Владимир Николаевич не планировал полный перевод Шатапатха-брахманы. Важнейшей задачей для него была выработка языка и стиля перевода. Ему необходимо было вскрыть тот круг ассоциаций, который был актуальным для создателей брахман, а потому он с пристальным вниманием изучал не только сам ведийский ритуал, но и ту повседневную реальность, в которой жили и творили ритуалисты. Романов воинственно относился к попыткам вносить в интерпретацию брахманической прозы туманный мистицизм. В его переводах древнеиндийские мыслители говорят языком не похожим на язык немецкой профессуры позапрошлого века – зачастую выражаются по-мужицки грубо, иронизируют, порою употребляют слова и образы, которые способны шокировать рафинированную публику. Но при этом у вдумчивого читателя появляется уверенность, что именно здесь они, действительно, говорят своим голосом. В. Н. Романов любил рассуждать о диалогической природе гуманитарного знания. А в последних работах он словно беседовал с ведийскими риши, понимая то, что они хотели и могли сказать на языке своей культуры. Диалог этот был трагически прерван.

Кончина Владимира Николаевича Романова – для меня большая утрата и неожиданный удар. Я бываю в Москве наездами, раз в год по сентябрям, а остальное время живу далеко от Москвы и нередко скучаю по своим старым друзьям и коллегам. Нынешние скайпы и мейлы в большой мере скрашивают мне нехватку общения с ними, однако Володя – единственный из всех близких мне людей – не пользовался ни тем, ни другим, и не из какого-то надуманного снобистского принципа. Сам он на мой вопрос «какой у тебя адрес в мейле и скайпе» отвечал легким сожалеющим пожатием плеч. «Нет, я понимаю, ты живешь далеко, тебе все это очень важно», – спешил он оправдать меня и оправдаться сам. Думаю, что все эти новейшие и, на мой взгляд, замечательные технические возможности ему виделись не более чем симуляцией, чем-то вроде искусственных фруктов из пластмассы, а он, как никто, был естественен, прям, честен и саморавен.

При этом он вовсе не был человеком, который может пойти на бестактность ради того, чтобы полнее выразить то, что считает за истину, он был тактичен, чуток и бережен к собеседнику, но – никогда не кривил душой.
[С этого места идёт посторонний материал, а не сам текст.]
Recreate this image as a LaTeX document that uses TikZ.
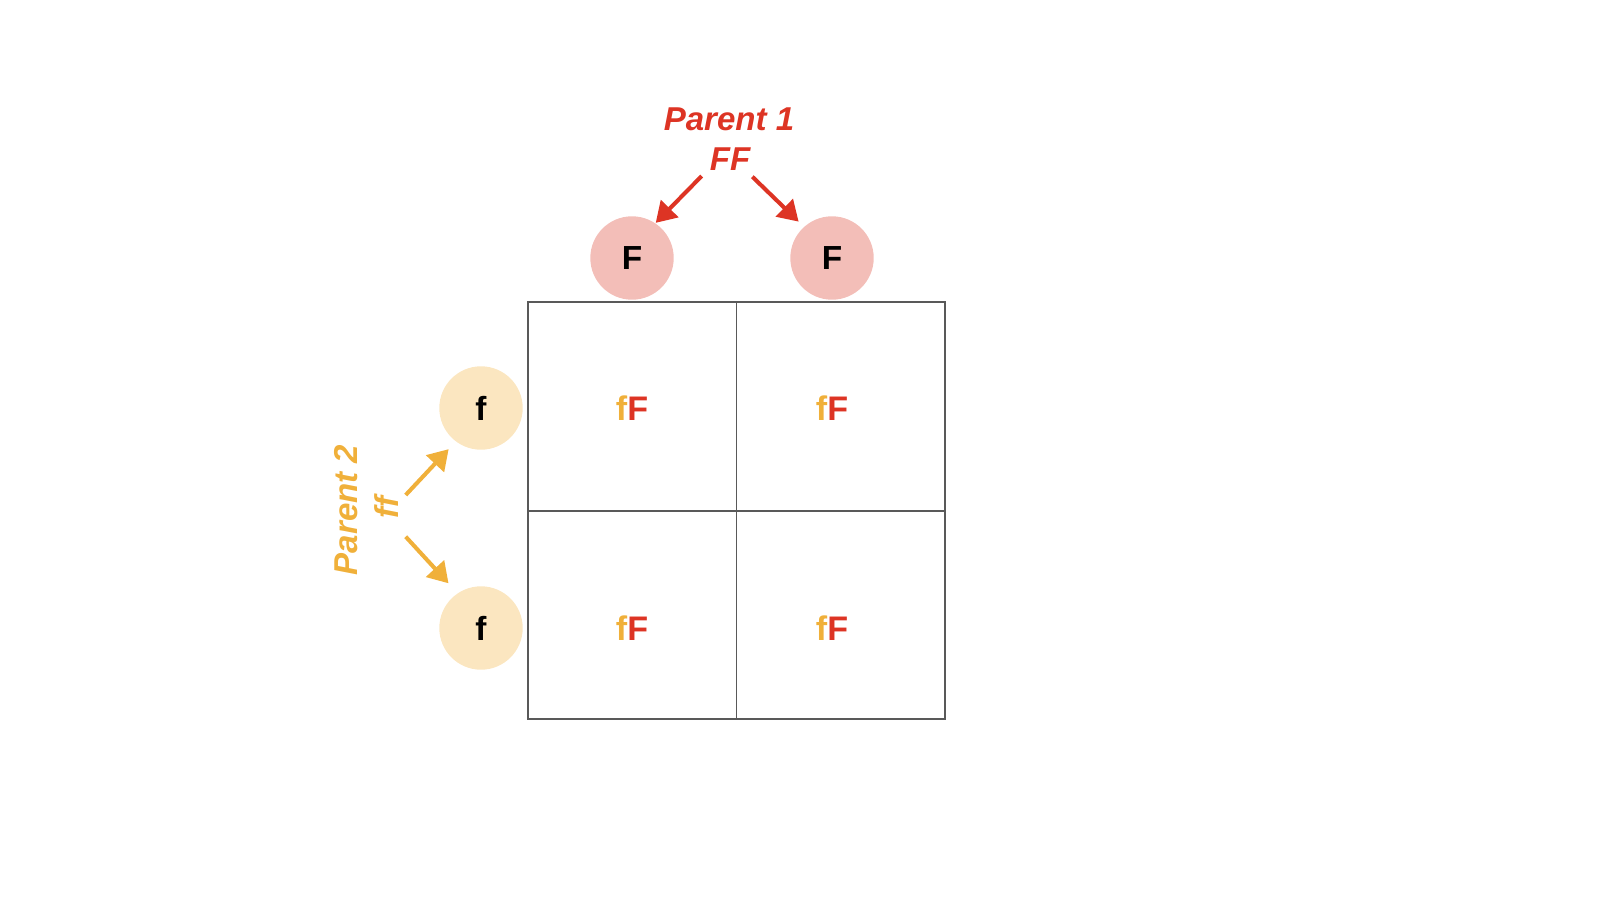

Впервые я познакомилась с ним на семинаре в Институте востоковедения, где мы оба работали, еще в 80-е, когда большие перемены в нашей стране еще только начинались. Многие из нас (говорю прежде всего о себе) тогда ожидали новых методологических и эвристических горизонтов, хотя еще не могли предугадать, каковы они будут – эти новые измерения и энергии нашей будущей научной деятельности, с которой постепенно спадали идеологические ограничения и запреты. Большинство в нашей компании были «древники» и медиевисты; мы, в отличие от «современщиков», благодаря сделанному нами выбору периода исследований избегли необходимости все время провозглашать классовость своих позиций и через каждое слово поминать классиков марксизма-ленинизма. Нам было позволено несколько больше «отклоняться» и в теоретическом, и в методологическом отношении. Все мы к тому времени привыкли жить достаточно замкнуто в своих герменевтических мирах, и теперь нагрянувшая свобода писать и говорить то, что раньше было нельзя, читать и цитировать то, что прежде было недоступно, требовала от нас некоего внутреннего расширения и взлета – так, во всяком случае, это ощущала я, но, как я помню, ощущение было практически общим для всех нас.